Fun with Snakes

So today’s post is  going to be a slice of Tanzania for you. I have so much to share including a magic potion and some thoughts on fruit. But today let’s start with snakes. I’m not super-scared of snakes. I know that snakes are our friends and we shouldn’t typically kill them. And I am not typically a killer. I don’t like to kill animals, except mosquitoes of course. A long time ago, I even gave money to PETA, before they started throwing paint on people, which wasn’t nice. So please don’t judge me too harshly. But several days ago, while I was showering, I happened to notice half way through bathing that there was a small snake moving in and out of my drain.

I dosed him with shampoo so I could rinse. I finished up rather quickly and then tried to figure out what to do about the snake. He can’t stay clearly. But since he was in and out of the drain, I couldn’t grab him. Let’s be honest; I wasn’t going to grab him regardless. So, I guessed I had to kill him. So I soaked him with the closest thing, SPF 45 sunscreen. This did not faze him, so I grabbed the second closest thing, SPF 70 sunscreen. Also no real effect, which just proves what they say: there is no difference between SPF’s once you got to a certain point. Next I poured some powdered laundry soap containing a bleach-like substance on him. That seemed to slow him down and brought him out of the drain all the way. Off I go to make my coffee, thinking I’d come back and get him out, poor dead snake.

He wasn’t in the shower upon my return. In fact he was making his way down the hall to my bedroom. That’s one tough snake. So- and here’s where you’ll have to forgive me- I picked him up with a few napkins, broke him in half, put him in an empty water bottle, and put him in the trash. What kind of life would he have had with all those chemicals on him anyway? A few days later, his brother or sister was walking around my living room. I picked it up gently with a napkin, without any aerosols, and took him outside. But then I got to thinking, two snakes in my house? Is there a mama snake somewhere looking for her boys? I read Riki Tiki Tavi!

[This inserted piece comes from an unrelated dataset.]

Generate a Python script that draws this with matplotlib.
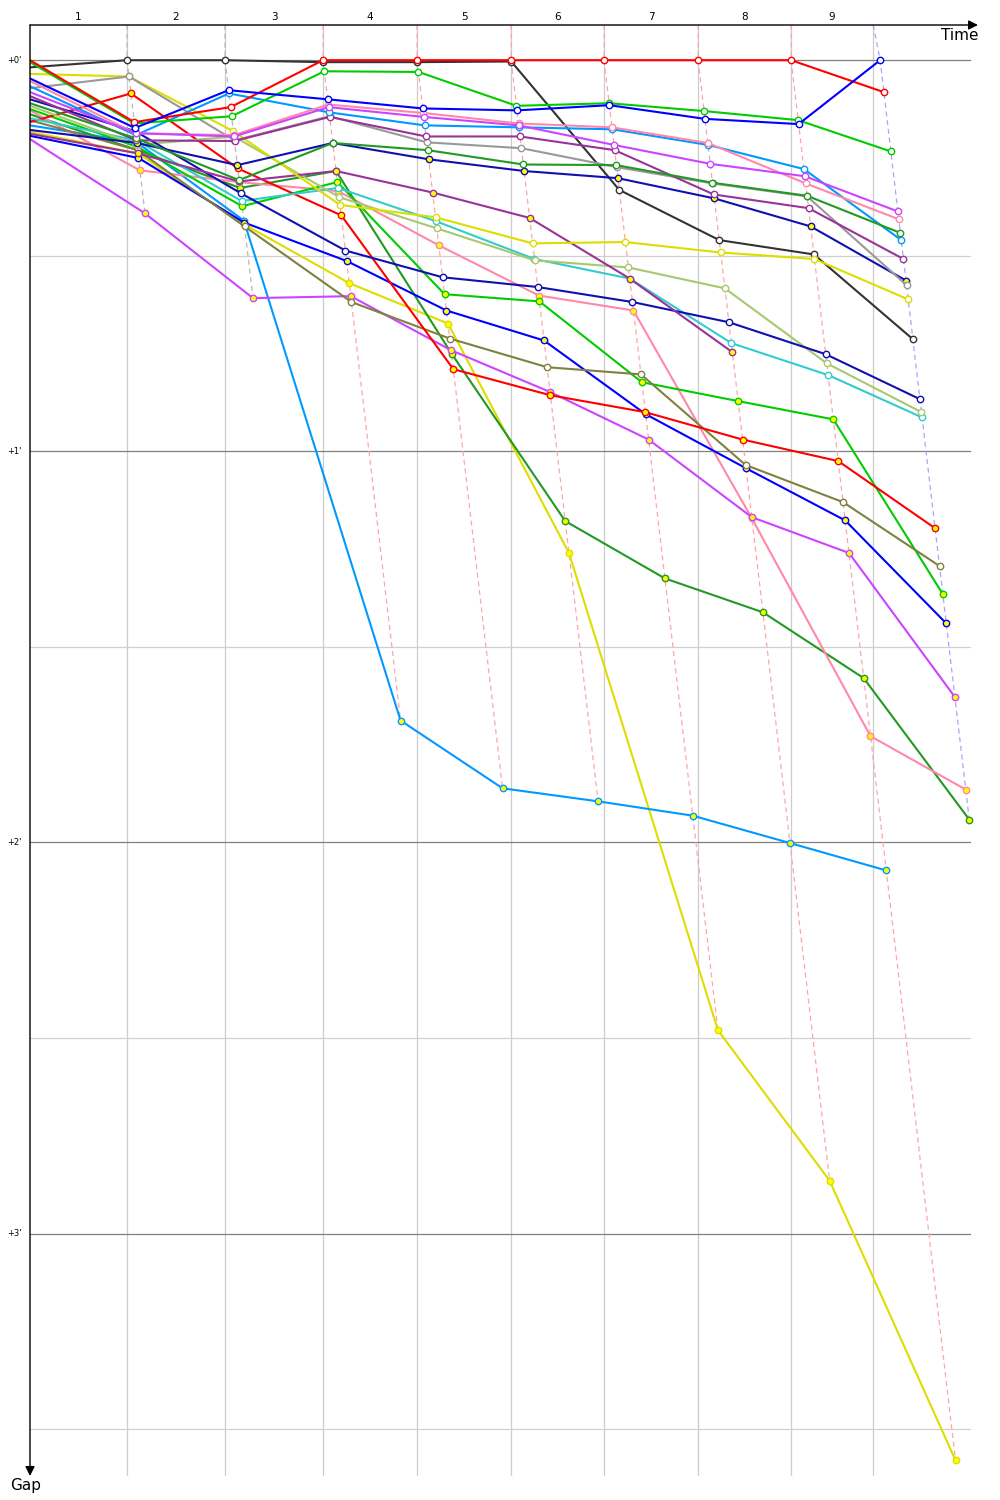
import matplotlib.pyplot as plt
import matplotlib.transforms as mtransforms
from matplotlib.colors import to_rgb

# leader's race time (s) at each lap line, and the reference the gaps are measured from
lap_lines = [126.8, 254.9, 383.0, 505.9, 628.8, 750.3, 873.2, 994.8, 1102.0]
lap_refs = [126.8, 254.9, 383.0, 505.9, 628.8, 750.3, 873.2, 994.8, 1111.1]
lap_labels = ["1", "2", "3", "4", "5", "6", "7", "8", "9"]
gap_ticks = [0, 60, 120, 180]
gap_tick_labels = ["+0'", "+1'", "+2'", "+3'"]

# gap to leader (s) at start and after each lap
gap_black = [1.1, 0, 0, 0.3, 0.3, 0.2, 19.9, 27.6, 29.8, 42.8]
gap_red_a = [0, 9.5, 7.2, 0, 0, 0, 0, 0, 0, 4.9]
gap_red_b = [9.5, 5.1, 16.6, 23.8, 47.4, 51.4, 54.0, 58.2, 61.5, 71.8]
gap_lime_a = [0.3, 9.7, 8.6, 1.7, 1.8, 7.0, 6.6, 7.8, 9.2, 14.0]
gap_lime_b = [7.5, 13.3, 22.4, 18.7, 35.9, 37.0, 49.4, 52.3, 55.1, 81.9]
gap_blue_a = [2.8, 10.4, 4.6, 6.0, 7.4, 7.7, 6.9, 9.0, 9.8, 0]
gap_blue_b = [11.6, 15.0, 24.9, 30.8, 38.4, 43.0, 54.3, 62.6, 70.6, 86.4]
gap_sky_a = [4.0, 11.5, 5.1, 8.0, 10.0, 10.3, 10.6, 13.0, 16.7, 27.6]
gap_sky_b = [10.0, 12.6, 24.6, 101.3, 111.7, 113.7, 115.9, 120.1, 124.3]
gap_violet_a = [4.9, 11.2, 11.7, 7.2, 8.7, 10.0, 13.0, 15.9, 17.8, 23.2]
gap_violet_b = [12.1, 23.5, 36.5, 36.2, 44.5, 50.9, 58.2, 70.1, 75.6, 97.7]
gap_pink_a = [3.2, 11.2, 11.5, 6.8, 8.1, 9.7, 10.3, 12.7, 18.9, 24.4]
gap_pink_b = [7.7, 16.9, 18.7, 20.1, 28.4, 36.1, 38.4, 70.3, 103.7, 111.9]
gap_gray = [4.3, 2.5, 12.3, 8.6, 12.6, 13.5, 16.4, 18.9, 20.9, 34.5]
gap_purple_a = [5.5, 12.3, 12.4, 8.7, 11.7, 11.7, 13.8, 20.6, 22.7, 30.5]
gap_purple_b = [11.3, 14.3, 18.6, 17.0, 20.3, 24.2, 33.5, 44.8]
gap_forest_a = [6.6, 12.0, 18.4, 12.7, 13.8, 16.0, 16.1, 18.8, 20.8, 26.5]
gap_forest_b = [8.3, 13.8, 19.6, 17.0, 45.0, 70.7, 79.5, 84.7, 94.8, 116.5]
gap_navy_a = [6.0, 10.9, 20.4, 29.2, 33.3, 34.8, 37.1, 40.2, 45.1, 52.0]
gap_navy_b = [10.7, 12.7, 16.1, 12.7, 15.2, 17.0, 18.1, 21.2, 25.5, 33.8]
gap_yellow_a = [2.1, 2.5, 10.9, 22.2, 24.1, 28.1, 27.9, 29.5, 30.5, 36.7]
gap_yellow_b = [11.0, 14.3, 25.2, 34.2, 40.4, 75.6, 148.8, 171.9, 214.8]
gap_olive = [9.2, 13.8, 25.5, 37.1, 42.7, 47.1, 48.2, 62.1, 67.8, 77.6]
gap_cyan = [8.9, 12.3, 21.6, 19.6, 24.7, 30.5, 33.5, 43.4, 48.3, 54.8]
gap_khaki = [7.0, 13.0, 11.7, 21.0, 25.8, 30.7, 31.8, 35.0, 46.5, 54.0]

# (gaps, line colour, marker fill)
drivers = [
    (gap_yellow_b, "#dddd00", "#ffff00"),
    (gap_sky_b, "#0099ff", "#ffff00"),
    (gap_forest_b, "#229922", "#ffff00"),
    (gap_pink_b, "#ff88aa", "#ffff00"),
    (gap_violet_b, "#cc44ff", "#ffff00"),
    (gap_blue_b, "#0000ff", "#ffff00"),
    (gap_lime_b, "#00cc00", "#ffff00"),
    (gap_olive, "#808040", "white"),
    (gap_red_b, "#ff0000", "#ffff00"),
    (gap_cyan, "#33cccc", "white"),
    (gap_khaki, "#a8c870", "white"),
    (gap_navy_a, "#1010b0", "white"),
    (gap_purple_b, "#993399", "#ffff00"),
    (gap_black, "#333333", "white"),
    (gap_yellow_a, "#dddd00", "white"),
    (gap_navy_b, "#1010b0", "#ffff00"),
    (gap_gray, "#999999", "white"),
    (gap_purple_a, "#993399", "white"),
    (gap_sky_a, "#0099ff", "white"),
    (gap_forest_a, "#229922", "white"),
    (gap_pink_a, "#ff88aa", "white"),
    (gap_violet_a, "#cc44ff", "white"),
    (gap_lime_a, "#00cc00", "white"),
    (gap_red_a, "#ff0000", "white"),
    (gap_blue_a, "#0000ff", "white"),
]

fig = plt.figure(figsize=(10, 15), dpi=100)
ax = fig.add_axes([0.03, 1 - 1476 / 1500, 0.948, 1451 / 1500])
x_max = 1239.0
y_top, y_bottom = -5.4, 217.2
ax.set_xlim(0, x_max)
ax.set_ylim(y_bottom, y_top)
ax.axis("off")

# grid
for t in lap_lines:
    ax.plot([t, t], [y_bottom - 0.2, y_top], color="#cccccc", lw=0.9, zorder=0)
for g in range(0, 211, 30):
    col = "#808080" if g % 60 == 0 else "#d0d0d0"
    ax.plot([0, 1228.8], [g, g], color=col, lw=0.9, zorder=0)

# lap lines through every car's crossing of that lap
for k in range(len(lap_lines)):
    pts = [(lap_refs[k] + d[0][k + 1], d[0][k + 1], d[1]) for d in drivers if len(d[0]) > k + 1]
    pts.sort(key=lambda p: p[1])
    lead = to_rgb(pts[0][2])
    col = tuple(0.35 * c + 0.65 for c in lead)
    ax.plot([lap_lines[k]] + [p[0] for p in pts], [y_top] + [p[1] for p in pts],
            color=col, lw=0.9, ls=(0, (4, 3)), zorder=1)

# cars
for gaps, col, fill in drivers:
    xs = [0] + [lap_refs[k] + g for k, g in enumerate(gaps[1:])]
    ax.plot(xs, gaps, color=col, lw=1.5, zorder=2,
            marker="o", markevery=list(range(1, len(gaps))),
            ms=4.6, mfc=fill, mec=col, mew=1.0)

# axis arrows
ax.annotate("", xy=(1, 1), xytext=(0, 1), xycoords="axes fraction",
            arrowprops=dict(arrowstyle="-|>", color="black", lw=1, mutation_scale=14,
                            shrinkA=0, shrinkB=0))
ax.annotate("", xy=(0, 0), xytext=(0, 1), xycoords="axes fraction",
            arrowprops=dict(arrowstyle="-|>", color="black", lw=1, mutation_scale=14,
                            shrinkA=0, shrinkB=0))
ax.text(0.981, 0.9928, "Time", transform=ax.transAxes, ha="center", va="center", fontsize=11)
ax.text(-0.005, -0.0065, "Gap", transform=ax.transAxes, ha="center", va="center", fontsize=11)

# labels
trans = mtransforms.blended_transform_factory(ax.transAxes, ax.transData)
for g, lab in zip(gap_ticks, gap_tick_labels):
    ax.text(-0.0165, g, lab, transform=trans, ha="center", va="center", fontsize=6)

trans_top = mtransforms.blended_transform_factory(ax.transData, ax.transAxes)
starts = [0] + lap_lines[:-1]
for a, b, lab in zip(starts, lap_lines, lap_labels):
    ax.text((a + b) / 2, 1.0058, lab, transform=trans_top, ha="center", va="center", fontsize=7.5)

fig.savefig("out.png", dpi=100)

I thought I better get some information. There are two dangerous black snakes in Tanzania- the cobra and the black mamba. Now of course even if it had been one of those, these two were too small to do much damage, I figured. I googled black snakes in Tanzania and found lots of big mambas and cobras. Oddly, I also found a picture that looked exactly like what I dealt with in the shower.

snake in shower

It’s called a “Common House Snake.” Common House snake. I can deal with common snakes. I can deal with common houses. Common House Snake? Should there be such a thing? And what if it looks like a common house snake but it grows up to be a mamba, Africa’s longest and fastest snake, and among its most venomous. ?

grown manma

Do they look that different as babies? How long does it take them to grow up? Is there a herpetologist in the group?

This entry was posted in Black Mambas, Stupid City Girl and tagged , . Bookmark the permalink.

11 Responses to Fun with Snakes

  1. Charlcie Fielding says:

    I AM not a “logist” of any kind! thank you for making me laugh! Again.

    Liked by 1 person

  2. erik greenbaum says:

    Hillarious…..I am so impressed. I would have screamed and run out of the house like a little girl/boy! Hate snakes, but like you, won’t kill one.

    Liked by 1 person

  3. Meems says:

    Judy, when did you become so brave..I would have, probably, panicked!
    Mom

    Liked by 1 person

  4. Jim says:

    Don’t put it on a plane! Then you will have Samuel L. Jackson cursing all over and the poor kids at the schools will have to cover their ears and the Canons will be upset and….on wait. It’s not a Common Airplane Snake. It’s a Common House Snake. You’re OK then.

    Liked by 2 people

  5. Maggie O'C says:

    You broke a snake in half? You can’t even carry your own purse. I’m so grossed out right now. Write about fruit next time. xoxoxox

    Liked by 1 person

  6. Elizabeth says:

    Now you know I have to hide this, can’t read it because I AM terrified of them any shap or form! 😖

    Liked by 1 person

  7. Sandy Roberts says:

    Judy, you rock! Look shower is sacred, and I also believe there should not be anything called ” common house snake”! Too bad you don’t have Rikki Tkki Tavi to help!!!!

    Liked by 1 person

  8. Angie says:

    You are too funny! I vividly remember a screaming phone call from you about a snake in your house when you lived on the mountain. I am positive you handled yourself with dignity and respect!

    Like

  9. Ashby says:

    Too funny! I do miss you and your laugh!